At 5pm yesterday the kiwi was at 62.93USc and doubts remain how much higher it will go.
The Economist magazine's latest Big Mac index shows the burger costs US$2.90 in America, meaning a local one, at US$2.65, is 8 per cent undervalued (assuming an exchange rate of around 61USc when it was cooked).
While the kiwi has recovered in recent weeks, it is very unlikely to return to its February highs above 70USc and may not climb much above current levels.
The Economist's Big Mac index - which has run since 1986 - compares the cost of a McDonald's Big Mac burger in almost 120 countries to calculate whether a nation's currency is at its "correct" level.
Based on the theory of purchasing power parity, the Big Mac PPP is the exchange rate that would leave burgers costing the same in the US as elsewhere.

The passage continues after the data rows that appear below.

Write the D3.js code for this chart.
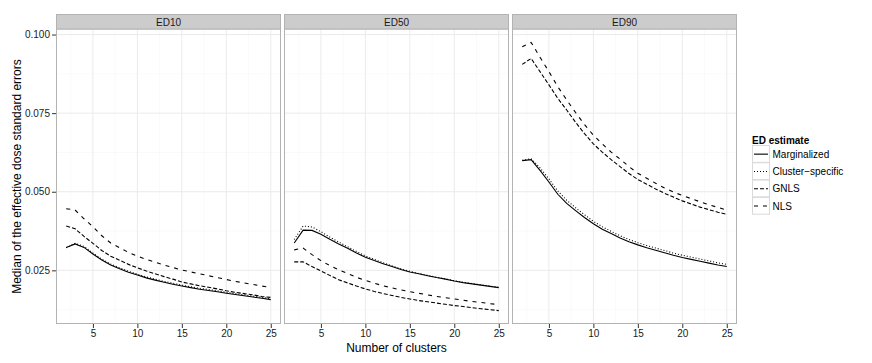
<!DOCTYPE html>
<html>
<head>
<meta charset="utf-8">
<script src="https://cdn.jsdelivr.net/npm/d3@7"></script>
<style>
  body { margin: 0; background: #fff; }
  svg { font-family: "Liberation Sans", Arial, Helvetica, sans-serif; }
</style>
</head>
<body>
<div id="chart"></div>
<script>
// Number of clusters (x) and the median ED standard errors per panel / estimator
const clusters = [2,3,4,5,6,7,8,9,10,11,12,13,14,15,16,17,18,19,20,21,22,23,24,25];
const panels = ["ED10", "ED50", "ED90"];
const estimators = ["Marginalized", "Cluster\u2212specific", "GNLS", "NLS"];

const ed10Marginalized = [.0323,.0334,.0323,.0302,.0283,.0267,.0255,.0244,.0235,.0226,.0219,.0212,.0206,.0200,.0195,.0190,.0186,.0182,.0177,.0173,.0169,.0165,.0161,.0157];
const ed10Cluster      = [.0322,.0336,.0326,.0305,.0286,.0270,.0258,.0247,.0238,.0229,.0222,.0215,.0209,.0203,.0198,.0193,.0189,.0185,.0180,.0176,.0172,.0168,.0164,.0160];
const ed10GNLS         = [.0391,.0382,.0358,.0336,.0313,.0295,.0282,.0269,.0258,.0248,.0239,.0230,.0222,.0213,.0207,.0201,.0196,.0191,.0185,.0180,.0176,.0172,.0167,.0164];
const ed10NLS          = [.0446,.0442,.0414,.0389,.0360,.0337,.0322,.0307,.0295,.0285,.0276,.0267,.0259,.0251,.0245,.0239,.0233,.0227,.0221,.0215,.0210,.0205,.0200,.0196];

const ed50Marginalized = [.0337,.0378,.0377,.0365,.0349,.0334,.0320,.0305,.0292,.0281,.0271,.0262,.0253,.0245,.0239,.0233,.0227,.0222,.0216,.0211,.0207,.0203,.0199,.0195];
const ed50Cluster      = [.0348,.0391,.0388,.0373,.0356,.0340,.0325,.0310,.0296,.0285,.0274,.0264,.0255,.0247,.0240,.0234,.0228,.0223,.0217,.0212,.0208,.0204,.0200,.0196];
const ed50GNLS         = [.0277,.0277,.0262,.0248,.0234,.0220,.0210,.0200,.0191,.0183,.0176,.0170,.0164,.0159,.0154,.0150,.0146,.0142,.0138,.0135,.0131,.0128,.0125,.0122];
const ed50NLS          = [.0315,.0321,.0300,.0281,.0265,.0252,.0240,.0228,.0218,.0209,.0201,.0194,.0188,.0182,.0177,.0172,.0167,.0163,.0159,.0155,.0151,.0148,.0144,.0141];

const ed90Marginalized = [.0599,.0602,.0568,.0531,.0492,.0463,.0440,.0418,.0398,.0381,.0367,.0353,.0341,.0331,.0322,.0314,.0306,.0298,.0291,.0285,.0279,.0273,.0267,.0262];
const ed90Cluster      = [.0600,.0605,.0576,.0541,.0502,.0473,.0449,.0427,.0406,.0389,.0374,.0360,.0348,.0338,.0329,.0321,.0313,.0305,.0298,.0292,.0286,.0280,.0274,.0269];
const ed90GNLS         = [.0905,.0924,.0882,.0840,.0797,.0760,.0721,.0685,.0652,.0626,.0602,.0580,.0558,.0539,.0524,.0509,.0495,.0483,.0471,.0461,.0451,.0443,.0435,.0428];
const ed90NLS          = [.0961,.0975,.0928,.0882,.0834,.0792,.0752,.0714,.0680,.0652,.0626,.0604,.0580,.0559,.0543,.0527,.0512,.0499,.0488,.0478,.0468,.0459,.0450,.0442];

const xTicks = [5, 10, 15, 20, 25];
const yTicks = [0.025, 0.050, 0.075, 0.100];

const panelData = {
  ED10: [ed10Marginalized, ed10Cluster, ed10GNLS, ed10NLS],
  ED50: [ed50Marginalized, ed50Cluster, ed50GNLS, ed50NLS],
  ED90: [ed90Marginalized, ed90Cluster, ed90GNLS, ed90NLS]
};
const dashes = [null, "1,2", "4,2", "4,5"];

const width = 872, height = 363;
const panelLeft = [56, 284, 512];
const panelW = 225;
const stripTop = 14, panelTop = 29, panelBottom = 324;

const svg = d3.select("#chart").append("svg")
  .attr("width", width)
  .attr("height", height);

// shared y scale with ggplot-like 5% expansion
const allVals = Object.values(panelData).flat(2);
const [yMin, yMax] = d3.extent(allVals);
const yPad = (yMax - yMin) * 0.05;
const y = d3.scaleLinear().domain([yMin - yPad, yMax + yPad]).range([panelBottom, panelTop]);
const xPad = (d3.max(clusters) - d3.min(clusters)) * 0.05;

const yMinor = [0.0125, 0.0375, 0.0625, 0.0875];
const xMinor = [2.5, 7.5, 12.5, 17.5, 22.5];

panels.forEach((name, i) => {
  const x = d3.scaleLinear()
    .domain([d3.min(clusters) - xPad, d3.max(clusters) + xPad])
    .range([panelLeft[i], panelLeft[i] + panelW]);
  const g = svg.append("g");

  g.append("rect")
    .attr("x", panelLeft[i]).attr("y", panelTop)
    .attr("width", panelW).attr("height", panelBottom - panelTop)
    .attr("fill", "#fff");

  // minor grid
  g.selectAll(".ymin").data(yMinor.filter(v => y(v) > panelTop && y(v) < panelBottom)).join("line")
    .attr("x1", panelLeft[i]).attr("x2", panelLeft[i] + panelW)
    .attr("y1", d => y(d)).attr("y2", d => y(d))
    .attr("stroke", "#f7f7f7").attr("stroke-width", 0.6);
  g.selectAll(".xmin").data(xMinor).join("line")
    .attr("x1", d => x(d)).attr("x2", d => x(d))
    .attr("y1", panelTop).attr("y2", panelBottom)
    .attr("stroke", "#f7f7f7").attr("stroke-width", 0.6);
  // major grid
  g.selectAll(".ymaj").data(yTicks).join("line")
    .attr("x1", panelLeft[i]).attr("x2", panelLeft[i] + panelW)
    .attr("y1", d => y(d)).attr("y2", d => y(d))
    .attr("stroke", "#ebebeb").attr("stroke-width", 1);
  g.selectAll(".xmaj").data(xTicks).join("line")
    .attr("x1", d => x(d)).attr("x2", d => x(d))
    .attr("y1", panelTop).attr("y2", panelBottom)
    .attr("stroke", "#ebebeb").attr("stroke-width", 1);

  // lines
  const line = d3.line().x((d, j) => x(clusters[j])).y(d => y(d));
  g.selectAll(".series").data(panelData[name]).join("path")
    .attr("d", d => line(d))
    .attr("fill", "none")
    .attr("stroke", "#000")
    .attr("stroke-width", 1.1)
    .attr("stroke-dasharray", (d, k) => dashes[k]);

  // panel border
  g.append("rect")
    .attr("x", panelLeft[i] + 0.5).attr("y", panelTop)
    .attr("width", panelW - 1).attr("height", panelBottom - panelTop - 0.5)
    .attr("fill", "none").attr("stroke", "#b3b3b3").attr("stroke-width", 1);

  // strip
  g.append("rect")
    .attr("x", panelLeft[i] + 0.5).attr("y", stripTop + 0.5)
    .attr("width", panelW - 1).attr("height", panelTop - stripTop - 0.5)
    .attr("fill", "#cccccc").attr("stroke", "#b3b3b3").attr("stroke-width", 1);
  g.append("text")
    .attr("x", panelLeft[i] + panelW / 2).attr("y", 25.5)
    .attr("text-anchor", "middle")
    .style("font-size", "10px").attr("fill", "#1a1a1a")
    .text(name);

  // x axis
  const xAxis = d3.axisBottom(x).tickValues(xTicks).tickSize(4).tickPadding(2);
  const ax = g.append("g").attr("transform", `translate(0,${panelBottom})`).call(xAxis);
  ax.select(".domain").remove();
  ax.selectAll(".tick line").attr("stroke", "#333");
  ax.selectAll("text").style("font-size", "10px").attr("fill", "#1a1a1a")
    .style("font-family", "'Liberation Sans', Arial, sans-serif");
});

// y axis (left panel only)
const yAxis = d3.axisLeft(y).tickValues(yTicks).tickFormat(d3.format(".3f")).tickSize(4).tickPadding(2);
const ay = svg.append("g").attr("transform", `translate(${panelLeft[0]},0)`).call(yAxis);
ay.select(".domain").remove();
ay.selectAll(".tick line").attr("stroke", "#333");
ay.selectAll("text").style("font-size", "10px").attr("fill", "#1a1a1a")
  .style("font-family", "'Liberation Sans', Arial, sans-serif");

// axis titles
svg.append("text")
  .attr("x", (panelLeft[0] + panelLeft[2] + panelW) / 2).attr("y", 352)
  .attr("text-anchor", "middle")
  .style("font-size", "12px")
  .text("Number of clusters");
svg.append("text")
  .attr("transform", `translate(21,${(panelTop + panelBottom) / 2}) rotate(-90)`)
  .attr("text-anchor", "middle")
  .style("font-size", "12px")
  .text("Median of the effective dose standard errors");

// legend
const legend = svg.append("g").attr("transform", "translate(752,145)");
legend.append("text")
  .attr("x", 0).attr("y", -1.5)
  .style("font-size", "10px").style("font-weight", "bold")
  .text("ED estimate");
const keyH = 17.3;
const keys = legend.selectAll(".key").data(estimators).join("g")
  .attr("transform", (d, k) => `translate(0,${k * keyH})`);
keys.append("rect")
  .attr("x", 0.5).attr("y", 0.5).attr("width", 17).attr("height", keyH - 0.5)
  .attr("fill", "#fff").attr("stroke", "#d9d9d9").attr("stroke-width", 1);
keys.append("line")
  .attr("x1", 2).attr("x2", 16).attr("y1", keyH / 2 + 0.5).attr("y2", keyH / 2 + 0.5)
  .attr("stroke", "#000").attr("stroke-width", 1.1)
  .attr("stroke-dasharray", (d, k) => dashes[k]);
keys.append("text")
  .attr("x", 20.5).attr("y", keyH / 2 + 4)
  .style("font-size", "10px")
  .text(d => d);
</script>
</body>
</html>
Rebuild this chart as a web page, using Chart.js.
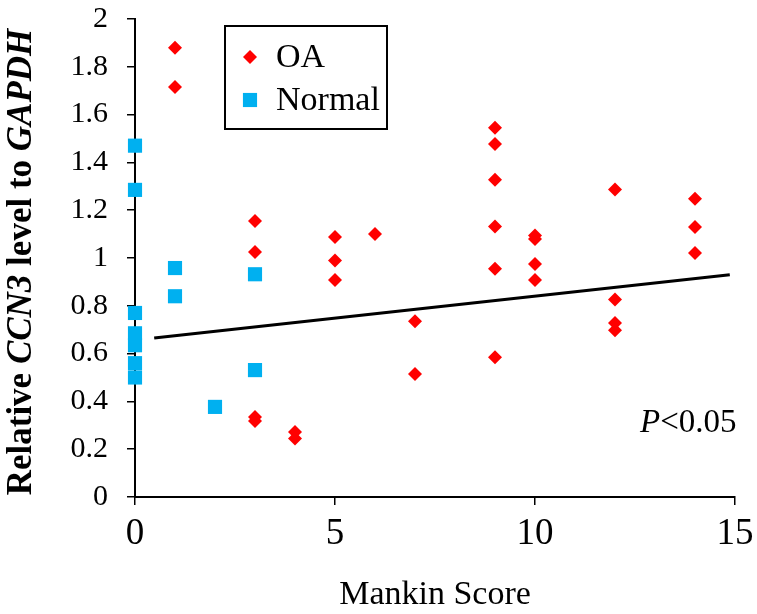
<!DOCTYPE html>
<html>
<head>
<meta charset="utf-8">
<script src="https://cdn.jsdelivr.net/npm/chart.js@4/dist/chart.umd.min.js"></script>
<style>
  html, body { margin: 0; padding: 0; background: #fff; }
  #wrap { width: 757px; height: 614px; }
</style>
</head>
<body>
<div id="wrap"><canvas id="grafico"></canvas></div>
<script>
// datos
const oaX = [1, 1, 3, 3, 3, 3, 4, 4, 5, 5, 5, 6, 7, 7, 9, 9, 9, 9, 9, 9, 10, 10, 10, 10, 12, 12, 12, 12, 14, 14, 14];
const oaY = [1.88, 1.715, 1.155, 1.025, 0.335, 0.318, 0.272, 0.245, 1.088, 0.99, 0.908, 1.10, 0.735, 0.515,
             1.545, 1.477, 1.327, 1.132, 0.955, 0.585, 1.094, 1.08, 0.975, 0.908, 1.287, 0.826, 0.728, 0.698,
             1.248, 1.13, 1.021];

const normalX = [0, 0, 0, 0, 0, 0, 0, 1, 1, 2, 3, 3];
const normalY = [1.47, 1.285, 0.77, 0.685, 0.635, 0.56, 0.50, 0.958, 0.84, 0.377, 0.932, 0.531];

const trendX = [0.48, 14.87];
const trendY = [0.665, 0.93];

const xTicks = [0, 5, 10, 15];
const yTicks = [0, 0.2, 0.4, 0.6, 0.8, 1, 1.2, 1.4, 1.6, 1.8, 2];

const serif = 'Liberation Serif';

function puntos(xs, ys) {
    return xs.map((x, i) => ({ x: x, y: ys[i] }));
}

// titulo del eje y con partes en cursiva
const tituloY = {
    id: 'tituloY',
    afterDraw(chart) {
        const ctx = chart.ctx;
        const partes = [
            { t: 'Relative ', f: 'bold 35px "' + serif + '"' },
            { t: 'CCN3', f: 'italic bold 35px "' + serif + '"' },
            { t: ' level to ', f: 'bold 35px "' + serif + '"' },
            { t: 'GAPDH', f: 'italic bold 35px "' + serif + '"' }
        ];
        ctx.save();
        let total = 0;
        partes.forEach(p => { ctx.font = p.f; p.w = ctx.measureText(p.t).width; total += p.w; });
        const area = chart.chartArea;
        ctx.translate(22, (area.top + area.bottom) / 2 + 4);
        ctx.rotate(-Math.PI / 2);
        ctx.fillStyle = '#000';
        ctx.textBaseline = 'middle';
        let x = -total / 2;
        partes.forEach(p => { ctx.font = p.f; ctx.fillText(p.t, x, 0); x += p.w; });
        ctx.restore();
    }
};

// leyenda con marco y texto P<0.05
const leyenda = {
    id: 'leyenda',
    afterDraw(chart) {
        const ctx = chart.ctx;
        ctx.save();
        ctx.strokeStyle = '#000';
        ctx.lineWidth = 2;
        ctx.strokeRect(225, 26, 162, 103);

        const items = [chart.data.datasets[0], chart.data.datasets[1]];
        const filas = [57, 100];
        items.forEach((ds, i) => {
            ctx.fillStyle = ds.backgroundColor;
            ctx.strokeStyle = ds.backgroundColor;
            Chart.helpers.drawPoint(ctx, {
                pointStyle: ds.pointStyle,
                radius: ds.pointRadius,
                borderWidth: 0,
                rotation: 0
            }, 250, filas[i]);
            ctx.fillStyle = '#000';
            ctx.font = '34px "' + serif + '"';
            ctx.textBaseline = 'middle';
            ctx.fillText(ds.label, 276, filas[i] + 1);
        });

        ctx.textBaseline = 'alphabetic';
        ctx.font = 'italic 33px "' + serif + '"';
        const wP = ctx.measureText('P').width;
        ctx.fillText('P', 640, 432);
        ctx.font = '33px "' + serif + '"';
        ctx.fillText('<0.05', 640 + wP, 432);
        ctx.restore();
    }
};

new Chart(document.getElementById('grafico'), {
    type: 'scatter',
    data: {
        datasets: [
            {
                label: 'OA',
                data: puntos(oaX, oaY),
                backgroundColor: '#ff0000',
                borderColor: '#ff0000',
                pointStyle: 'rectRot',
                pointRadius: 7,
                pointBorderWidth: 0,
                clip: false
            },
            {
                label: 'Normal',
                data: puntos(normalX, normalY),
                backgroundColor: '#00b0f0',
                borderColor: '#00b0f0',
                pointStyle: 'rect',
                pointRadius: 10,
                pointBorderWidth: 0,
                clip: false
            },
            {
                type: 'line',
                label: 'tendencia',
                data: puntos(trendX, trendY),
                borderColor: '#000',
                borderWidth: 3,
                pointRadius: 0,
                fill: false
            }
        ]
    },
    options: {
        responsive: true,
        maintainAspectRatio: false,
        animation: false,
        layout: { padding: { left: 0, right: 22, top: 19, bottom: 0 } },
        plugins: {
            legend: { display: false },
            tooltip: { enabled: false }
        },
        scales: {
            x: {
                type: 'linear',
                min: 0,
                max: 15,
                afterBuildTicks: axis => { axis.ticks = xTicks.map(v => ({ value: v })); },
                afterFit: scale => {
                    scale.height = 117;
                    scale.paddingLeft = 0;
                    scale.paddingRight = 0;
                },
                grid: { drawOnChartArea: false, color: '#000', lineWidth: 1.5, tickLength: 8 },
                border: { color: '#000', width: 2 },
                ticks: {
                    color: '#000',
                    font: { family: serif, size: 37 },
                    padding: 7,
                    maxRotation: 0
                },
                title: {
                    display: true,
                    text: 'Mankin Score',
                    color: '#000',
                    font: { family: serif, size: 34 },
                    padding: { top: 0, bottom: -1 }
                }
            },
            y: {
                type: 'linear',
                min: 0,
                max: 2,
                afterBuildTicks: axis => { axis.ticks = yTicks.map(v => ({ value: v })); },
                afterFit: scale => {
                    scale.width = 135;
                    scale.paddingTop = 0;
                    scale.paddingBottom = 0;
                },
                grid: { drawOnChartArea: false, color: '#000', lineWidth: 1.5, tickLength: 8 },
                border: { color: '#000', width: 2 },
                ticks: {
                    color: '#000',
                    font: { family: serif, size: 30 },
                    padding: 19,
                    callback: v => String(Number(v.toFixed(1)))
                }
            }
        }
    },
    plugins: [tituloY, leyenda]
});
</script>
</body>
</html>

Switzerland retains its title as the world's most overvalued currency, with a Big Mac costing US$4.90, putting the Swiss franc 69 per cent above value. In contrast, the cheapest Big Mac is to be found in the Philippines, where at US$1.23 it puts the peso 57 per cent under value.
The Economist points out that the index was never intended as a precise forecasting tool and that it is natural for average prices on non-traded goods to be lower in poorer countries, making their currencies look cheap.
The kiwi was at 89.05Ac at 5pm yesterday after news from Australia that interest rates are on hold and economic growth is slowing.